§ RECORDED INFORMATION:
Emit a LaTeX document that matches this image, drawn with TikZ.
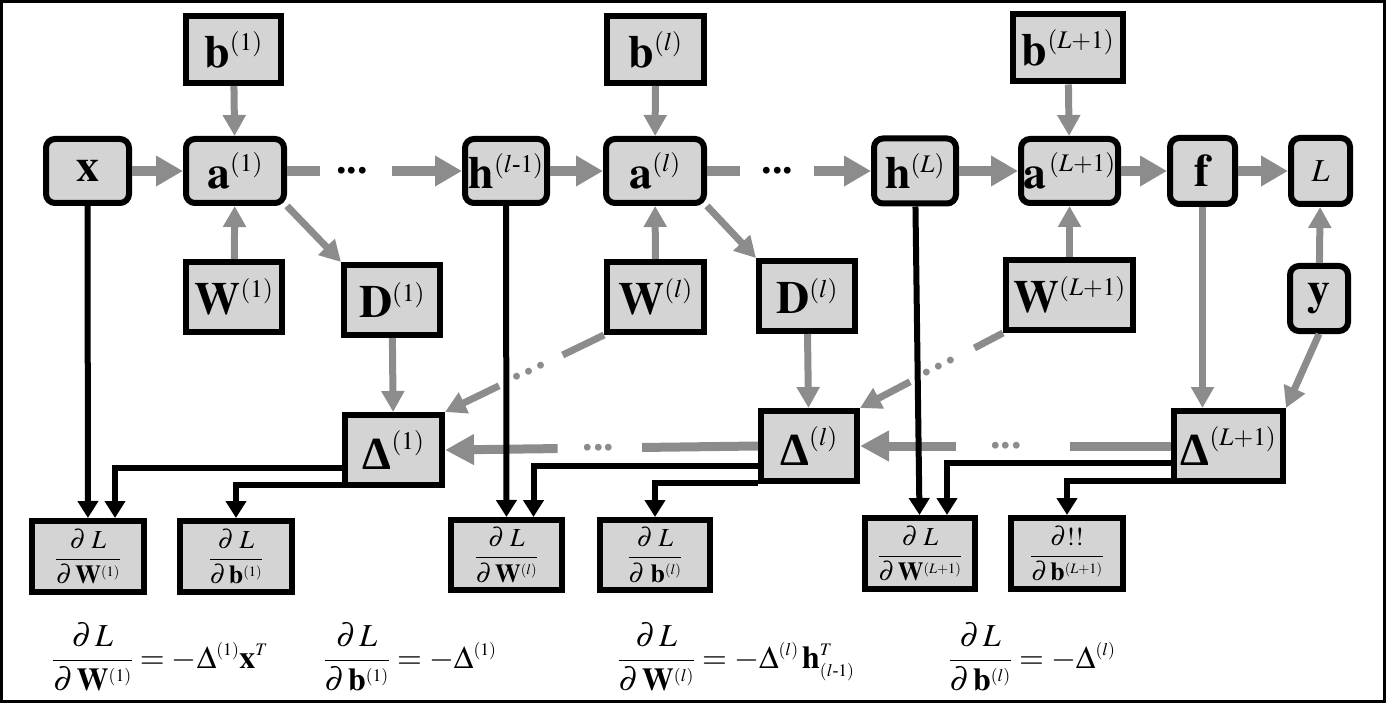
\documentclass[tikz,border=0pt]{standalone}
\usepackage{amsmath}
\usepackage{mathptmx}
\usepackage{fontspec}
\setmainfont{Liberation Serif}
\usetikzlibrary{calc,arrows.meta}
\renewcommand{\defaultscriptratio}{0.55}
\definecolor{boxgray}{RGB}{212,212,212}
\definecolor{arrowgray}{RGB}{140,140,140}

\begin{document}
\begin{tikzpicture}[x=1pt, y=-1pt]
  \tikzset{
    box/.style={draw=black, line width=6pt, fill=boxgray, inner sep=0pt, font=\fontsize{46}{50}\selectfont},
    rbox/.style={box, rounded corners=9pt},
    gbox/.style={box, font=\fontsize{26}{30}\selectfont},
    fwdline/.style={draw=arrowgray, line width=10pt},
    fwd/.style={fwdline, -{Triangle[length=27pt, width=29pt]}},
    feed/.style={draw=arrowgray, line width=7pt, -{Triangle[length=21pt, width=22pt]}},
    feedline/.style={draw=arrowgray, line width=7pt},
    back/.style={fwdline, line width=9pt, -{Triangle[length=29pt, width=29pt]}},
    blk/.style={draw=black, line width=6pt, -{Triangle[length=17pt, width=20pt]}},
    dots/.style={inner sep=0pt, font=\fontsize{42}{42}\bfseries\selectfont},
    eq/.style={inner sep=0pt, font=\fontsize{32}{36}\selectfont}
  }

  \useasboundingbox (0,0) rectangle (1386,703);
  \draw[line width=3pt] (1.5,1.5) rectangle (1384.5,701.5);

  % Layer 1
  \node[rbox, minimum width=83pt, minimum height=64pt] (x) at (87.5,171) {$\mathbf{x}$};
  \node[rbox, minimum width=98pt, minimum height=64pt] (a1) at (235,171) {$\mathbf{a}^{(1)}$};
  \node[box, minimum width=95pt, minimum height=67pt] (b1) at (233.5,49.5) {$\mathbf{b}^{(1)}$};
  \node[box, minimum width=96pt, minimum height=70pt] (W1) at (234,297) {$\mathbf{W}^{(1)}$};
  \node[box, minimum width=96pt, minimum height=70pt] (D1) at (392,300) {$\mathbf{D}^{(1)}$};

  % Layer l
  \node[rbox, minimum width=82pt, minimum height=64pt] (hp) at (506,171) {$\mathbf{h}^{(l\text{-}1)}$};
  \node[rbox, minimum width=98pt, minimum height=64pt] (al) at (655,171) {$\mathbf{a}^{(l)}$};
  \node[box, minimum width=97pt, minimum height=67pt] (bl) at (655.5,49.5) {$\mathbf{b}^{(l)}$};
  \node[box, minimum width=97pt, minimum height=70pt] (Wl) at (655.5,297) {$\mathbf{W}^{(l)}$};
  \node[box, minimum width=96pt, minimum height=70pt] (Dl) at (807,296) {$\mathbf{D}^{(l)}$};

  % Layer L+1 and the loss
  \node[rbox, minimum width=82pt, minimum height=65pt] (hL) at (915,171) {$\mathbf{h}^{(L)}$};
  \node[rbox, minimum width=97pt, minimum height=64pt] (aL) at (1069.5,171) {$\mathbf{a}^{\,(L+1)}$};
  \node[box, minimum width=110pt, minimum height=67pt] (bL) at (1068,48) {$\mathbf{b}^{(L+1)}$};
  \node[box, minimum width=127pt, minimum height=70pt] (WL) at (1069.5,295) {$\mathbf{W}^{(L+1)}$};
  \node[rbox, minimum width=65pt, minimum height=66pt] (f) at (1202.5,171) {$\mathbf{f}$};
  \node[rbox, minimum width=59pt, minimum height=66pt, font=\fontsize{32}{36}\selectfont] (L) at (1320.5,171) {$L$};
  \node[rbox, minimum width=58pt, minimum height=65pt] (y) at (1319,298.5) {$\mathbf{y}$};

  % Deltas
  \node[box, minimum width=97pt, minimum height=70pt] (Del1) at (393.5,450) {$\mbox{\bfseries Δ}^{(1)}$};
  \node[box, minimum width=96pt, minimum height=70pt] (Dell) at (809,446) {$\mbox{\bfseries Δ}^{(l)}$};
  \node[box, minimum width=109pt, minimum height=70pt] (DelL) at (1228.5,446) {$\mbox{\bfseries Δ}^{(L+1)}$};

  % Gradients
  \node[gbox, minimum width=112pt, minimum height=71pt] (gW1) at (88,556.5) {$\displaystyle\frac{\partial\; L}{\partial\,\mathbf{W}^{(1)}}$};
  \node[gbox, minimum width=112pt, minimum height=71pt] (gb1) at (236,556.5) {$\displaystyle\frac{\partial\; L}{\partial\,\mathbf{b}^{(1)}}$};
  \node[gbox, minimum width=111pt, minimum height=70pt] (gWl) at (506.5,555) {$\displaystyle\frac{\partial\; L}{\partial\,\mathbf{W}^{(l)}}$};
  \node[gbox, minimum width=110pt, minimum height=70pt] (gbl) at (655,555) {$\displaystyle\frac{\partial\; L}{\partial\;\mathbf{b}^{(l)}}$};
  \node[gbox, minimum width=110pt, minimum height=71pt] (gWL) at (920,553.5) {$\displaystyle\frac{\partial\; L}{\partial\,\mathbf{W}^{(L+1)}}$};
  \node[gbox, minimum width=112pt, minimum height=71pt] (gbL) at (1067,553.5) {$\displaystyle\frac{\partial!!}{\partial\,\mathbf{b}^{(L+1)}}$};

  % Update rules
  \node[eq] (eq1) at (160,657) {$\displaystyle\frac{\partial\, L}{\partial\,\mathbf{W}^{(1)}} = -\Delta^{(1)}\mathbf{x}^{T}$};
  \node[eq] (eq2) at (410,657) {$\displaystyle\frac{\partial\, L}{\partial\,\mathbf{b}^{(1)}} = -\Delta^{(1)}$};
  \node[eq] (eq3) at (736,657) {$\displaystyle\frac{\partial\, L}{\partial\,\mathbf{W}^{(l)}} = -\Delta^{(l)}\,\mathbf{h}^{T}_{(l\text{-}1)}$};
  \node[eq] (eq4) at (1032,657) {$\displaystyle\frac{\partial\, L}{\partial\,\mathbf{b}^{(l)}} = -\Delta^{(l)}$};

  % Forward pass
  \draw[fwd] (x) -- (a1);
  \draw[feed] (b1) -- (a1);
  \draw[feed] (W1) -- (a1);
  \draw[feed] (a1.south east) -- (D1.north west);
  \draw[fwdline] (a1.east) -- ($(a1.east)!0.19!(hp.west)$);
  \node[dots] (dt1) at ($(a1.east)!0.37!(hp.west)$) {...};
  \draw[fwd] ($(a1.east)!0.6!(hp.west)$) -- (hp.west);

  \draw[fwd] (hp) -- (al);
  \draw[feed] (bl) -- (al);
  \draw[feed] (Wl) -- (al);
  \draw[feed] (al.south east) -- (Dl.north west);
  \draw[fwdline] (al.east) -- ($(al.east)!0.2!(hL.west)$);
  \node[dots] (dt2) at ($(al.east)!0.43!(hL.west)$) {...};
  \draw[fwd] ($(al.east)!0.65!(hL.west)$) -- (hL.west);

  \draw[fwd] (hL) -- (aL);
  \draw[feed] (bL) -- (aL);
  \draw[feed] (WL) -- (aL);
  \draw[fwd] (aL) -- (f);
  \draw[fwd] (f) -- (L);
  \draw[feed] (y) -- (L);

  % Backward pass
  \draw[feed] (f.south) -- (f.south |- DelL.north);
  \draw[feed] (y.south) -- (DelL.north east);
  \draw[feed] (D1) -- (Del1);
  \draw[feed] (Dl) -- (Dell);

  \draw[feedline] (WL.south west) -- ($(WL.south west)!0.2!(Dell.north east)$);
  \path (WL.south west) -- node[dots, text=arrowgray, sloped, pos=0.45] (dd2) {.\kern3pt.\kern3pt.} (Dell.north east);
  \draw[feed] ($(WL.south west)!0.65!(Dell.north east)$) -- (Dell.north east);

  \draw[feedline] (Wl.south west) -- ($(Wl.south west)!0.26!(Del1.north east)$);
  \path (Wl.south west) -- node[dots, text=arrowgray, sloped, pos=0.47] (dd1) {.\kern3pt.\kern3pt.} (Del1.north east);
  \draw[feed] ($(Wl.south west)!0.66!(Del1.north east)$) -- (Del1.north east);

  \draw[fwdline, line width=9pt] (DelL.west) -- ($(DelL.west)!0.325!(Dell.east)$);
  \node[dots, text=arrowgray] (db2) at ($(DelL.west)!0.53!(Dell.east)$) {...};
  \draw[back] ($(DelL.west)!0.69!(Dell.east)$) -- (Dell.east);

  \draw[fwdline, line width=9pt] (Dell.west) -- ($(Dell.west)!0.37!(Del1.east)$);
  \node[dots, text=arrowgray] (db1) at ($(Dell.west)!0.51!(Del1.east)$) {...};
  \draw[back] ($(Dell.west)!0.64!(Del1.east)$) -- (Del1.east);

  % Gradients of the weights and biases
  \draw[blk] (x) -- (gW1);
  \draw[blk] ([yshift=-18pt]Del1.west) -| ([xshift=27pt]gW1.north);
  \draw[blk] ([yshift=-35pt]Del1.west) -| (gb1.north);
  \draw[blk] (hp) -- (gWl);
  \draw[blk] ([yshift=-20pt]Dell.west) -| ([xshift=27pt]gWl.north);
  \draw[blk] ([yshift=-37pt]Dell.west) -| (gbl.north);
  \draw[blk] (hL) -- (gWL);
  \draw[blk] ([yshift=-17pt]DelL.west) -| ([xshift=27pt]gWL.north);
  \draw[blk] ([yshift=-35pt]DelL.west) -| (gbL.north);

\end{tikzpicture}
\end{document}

§ REQUIREMENT:
With all pictures left out, please transcribe exactly the lines from the start of the material through the line with "minimum height=70pt] (D1)".

§ RESULT OF THIS TASK:
Emit a LaTeX document that matches this image, drawn with TikZ.
\documentclass[tikz,border=0pt]{standalone}
\usepackage{amsmath}
\usepackage{mathptmx}
\usepackage{fontspec}
\setmainfont{Liberation Serif}
\usetikzlibrary{calc,arrows.meta}
\renewcommand{\defaultscriptratio}{0.55}
\definecolor{boxgray}{RGB}{212,212,212}
\definecolor{arrowgray}{RGB}{140,140,140}

\begin{document}
\begin{tikzpicture}[x=1pt, y=-1pt]
  \tikzset{
    box/.style={draw=black, line width=6pt, fill=boxgray, inner sep=0pt, font=\fontsize{46}{50}\selectfont},
    rbox/.style={box, rounded corners=9pt},
    gbox/.style={box, font=\fontsize{26}{30}\selectfont},
    fwdline/.style={draw=arrowgray, line width=10pt},
    fwd/.style={fwdline, -{Triangle[length=27pt, width=29pt]}},
    feed/.style={draw=arrowgray, line width=7pt, -{Triangle[length=21pt, width=22pt]}},
    feedline/.style={draw=arrowgray, line width=7pt},
    back/.style={fwdline, line width=9pt, -{Triangle[length=29pt, width=29pt]}},
    blk/.style={draw=black, line width=6pt, -{Triangle[length=17pt, width=20pt]}},
    dots/.style={inner sep=0pt, font=\fontsize{42}{42}\bfseries\selectfont},
    eq/.style={inner sep=0pt, font=\fontsize{32}{36}\selectfont}
  }

  \useasboundingbox (0,0) rectangle (1386,703);
  \draw[line width=3pt] (1.5,1.5) rectangle (1384.5,701.5);

  % Layer 1
  \node[rbox, minimum width=83pt, minimum height=64pt] (x) at (87.5,171) {$\mathbf{x}$};
  \node[rbox, minimum width=98pt, minimum height=64pt] (a1) at (235,171) {$\mathbf{a}^{(1)}$};
  \node[box, minimum width=95pt, minimum height=67pt] (b1) at (233.5,49.5) {$\mathbf{b}^{(1)}$};
  \node[box, minimum width=96pt, minimum height=70pt] (W1) at (234,297) {$\mathbf{W}^{(1)}$};
  \node[box, minimum width=96pt, minimum height=70pt] (D1) at (392,300) {$\mathbf{D}^{(1)}$};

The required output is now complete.